C’è una parola che rappresenta il sentimento di dolorosa partecipazione all’infelicità altrui e, questa parola è pietà, condivisione, compartecipazione. Ho notato che la parola pietà è bandita dai blog, dai siti web, dai forum e perfino dalla TV.
Secondo me la condivisione crea paura, perché costringe l’uomo a guardare la sofferenza negli occhi dei suoi simili e farsene carico, senza curarsi di niente e di nessuno, e badare solo a se stesso.
Sono sempre convinto che la tecnologia (Internet, Blog e Social Network) è una buona ‘antisolitudine’ ed aiuta ad avvicinare le persone e a comunicare fra loro, sempre più velocemente.
Ma dobbiamo imparare a comunicare con il cuore, con la voglia di partecipare davvero alla solitudine di altre persone.

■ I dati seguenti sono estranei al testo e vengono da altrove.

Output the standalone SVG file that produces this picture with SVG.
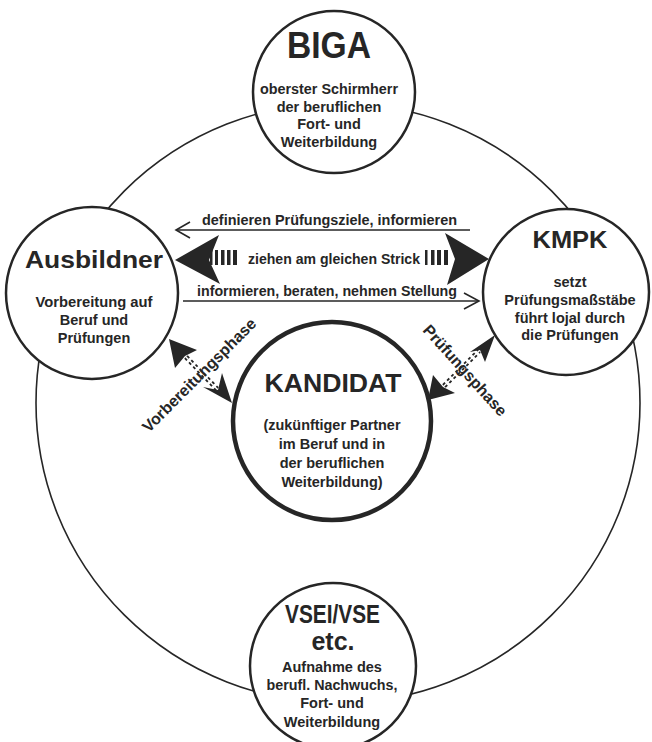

La tecnologia ci aiuta (e non è poco), ma sarà per sempre il cuore, finchè l’uomo vivrà, ad essere l’unica linea di congiunzione che regala alle nostre solitudini l’attenzione degli altri.
Intanto sono arrivato in ospedale e di corsa chiedo dove si trova il reparto di ortopedia.Entrando nella stanza, dove è ricoverato il mio amico (con altre due persone), mi ha colpito, oltre all’evidente contentezza per essere andato a trovarlo, un’infinita solitudine ed una grande tristezza generale. In quel momento sono stato assalito da un desiderio di aiutarlo e di regalargli un parte del mio tempo!